Evolving Mortgage Market Helps Lenders Profit

by devteam August 20th, 2009 | Share

According to the Mortgage Bankers Association’s (MBA) Annual Mortgage Bankers Performance Report (formerly the MBA Cost Study series) the average loan written in the second half of 2008 brought in a modest profit of $184 or 8.75 basis points compared to net losses of $50 in 2006 and $560 in 2007. This was in spite of lower net warehousing income and higher production operating expenses.  MBA pointed out that the many firms that left the market in the past two years may have driven an increase in profitability for the survivors.

The average firm posted a pre-tax net income of $0.7 million in 2008 compared to $0.9 million and $6.4 million in 2007 and 2006 respectively.  Larger firms fared much better than smaller ones, 41 percent of all companies posted overall net financial losses and most of those were firms with less than $10 million in assets.  

An MBA spokesperson said that many independent mortgage companies and bank subsidiaries made radical changes in their product offerings including an increase in writing FHA loans, a category which increased to 45 percent of loans in 2008 from 10 percent the year before.  Marina Walsh, Associate Vice President of Industry Analysis said “Small and mid-sized mortgage bankers were able to quickly respond to changing secondary market conditions as they had the flexibility to realign their business models toward FHA business and it was a key to their profitability.”
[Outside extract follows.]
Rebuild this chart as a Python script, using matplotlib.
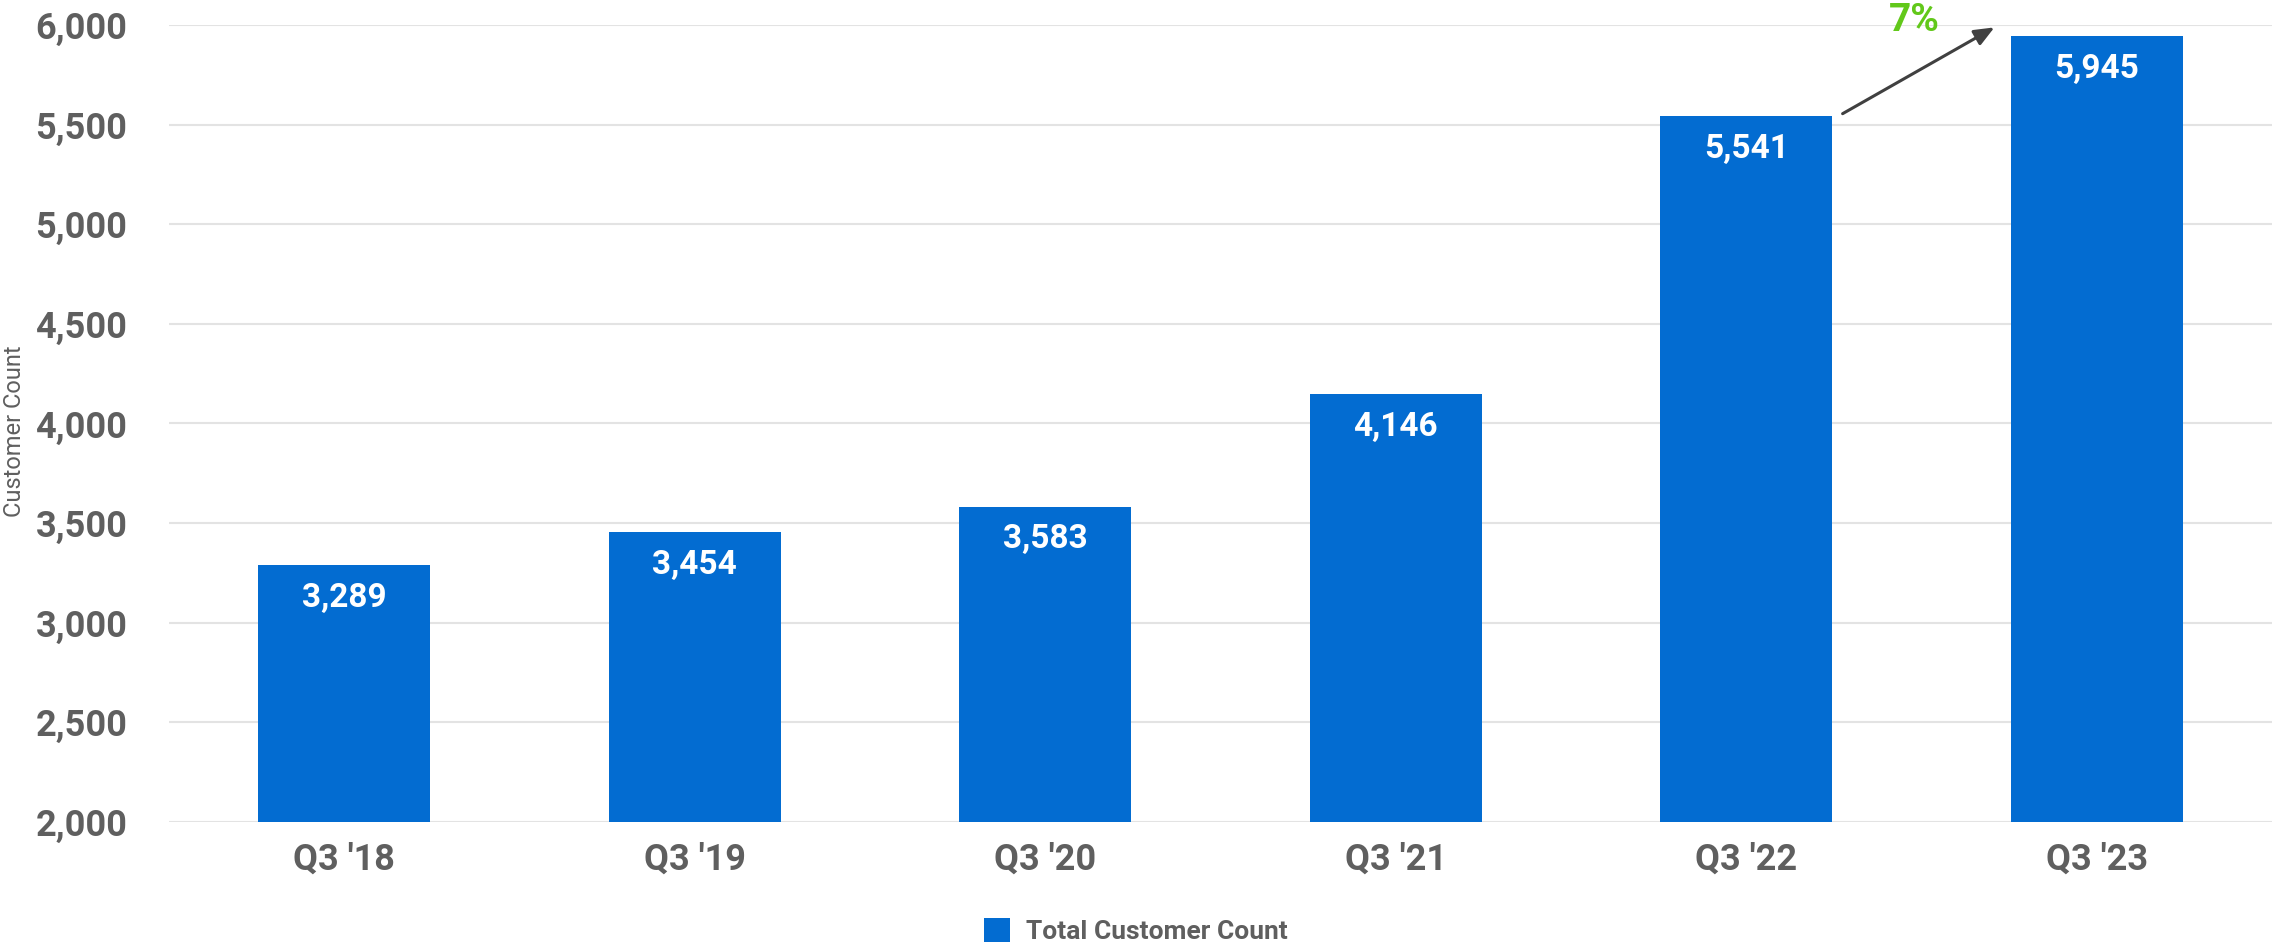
import matplotlib.pyplot as plt
from matplotlib.ticker import FuncFormatter

quarters = ["Q3 '18", "Q3 '19", "Q3 '20", "Q3 '21", "Q3 '22", "Q3 '23"]
customers = [3289, 3454, 3583, 4146, 5541, 5945]
growth_label = '7%'

BLUE = '#036cd1'
GRAY = '#5f5f5f'

plt.rcParams['font.family'] = ['Roboto', 'DejaVu Sans']

fig = plt.figure(figsize=(22.72, 9.47), dpi=100)
ax = fig.add_axes([0.0744, 0.132, 0.9256, 0.8416])

x = range(len(quarters))
bars = ax.bar(x, customers, width=0.49, color=BLUE, label='Total Customer Count', zorder=2)

for xi, v in zip(x, customers):
    ax.text(xi, v - 165, '{:,}'.format(v), ha='center', va='center',
            color='white', fontsize=24, fontweight='bold', zorder=3)

ax.set_xlim(-0.5, 5.5)
ax.set_ylim(2000, 6000)
ax.set_yticks(range(2000, 6001, 500))
ax.yaxis.set_major_formatter(FuncFormatter(lambda v, p: '{:,}'.format(int(v))))
ax.set_xticks(list(x))
ax.set_xticklabels(quarters)
ax.tick_params(axis='both', length=0, labelcolor=GRAY, labelsize=26)
ax.tick_params(axis='x', pad=14)
ax.tick_params(axis='y', pad=30)
for lbl in ax.get_xticklabels() + ax.get_yticklabels():
    lbl.set_fontweight('bold')

ax.grid(axis='y', color='#e3e3e3', linewidth=1.5, zorder=0)
ax.set_axisbelow(True)
for s in ax.spines.values():
    s.set_visible(False)

ax.set_ylabel('Customer Count', fontsize=17, color=GRAY, labelpad=8)
ax.yaxis.set_label_coords(-0.068, 0.49)

# growth arrow between the last two bars
ax.annotate('', xy=(4.715, 5995), xytext=(4.268, 5548),
            arrowprops=dict(arrowstyle='-|>,head_length=1.2,head_width=0.5', color='#404040', lw=2.2),
            annotation_clip=False)
ax.text(4.48, 6025, growth_label, ha='center', va='center', color='#62c81a',
        fontsize=28, fontweight='bold', clip_on=False)

fig.legend(handles=[bars], loc='center', bbox_to_anchor=(0.5, 0.017), frameon=False,
           prop={'size': 19, 'weight': 'bold'}, labelcolor=GRAY,
           handlelength=1.0, handleheight=1.0, handletextpad=0.6)

fig.savefig('out.png', dpi=100)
This change in product mix helped improve marketing income because of the higher revenues associating with servicing government assets.  Net marketing income includes the gain or loss on the sale of loans in the secondary market, pricing subsidies, and overages as well as capitalized servicing and servicing released premiums.

In 2007 loan origination and other fees grew on a per-loan basis but not enough to keep pace with production expenses.  Last year those fees continued to increase and compensated for continued production expenses.  As a result the “net cost to originate” fell to $2,291 per loan last year.

Net warehousing income – the difference between the mortgage rate on the loan and the interest paid on the warehouse line of credit – dropped to $148 per loan in 2008, $27 less than a year earlier.  At the same time the reduced availability of credit caused lenders to move loans out of the warehouse in 15 days as compared to 20 days in 2007.

Lenders reported that they closed an average of 56.6 percent of all loan applications

The report was based on data collected from the quarterly Mortgage Bankers Financial Reporting Form.  270 firms responded to the survey, 75 percent of which were independent companies.  The average firm in the report originated about $500 million in loans in 2008.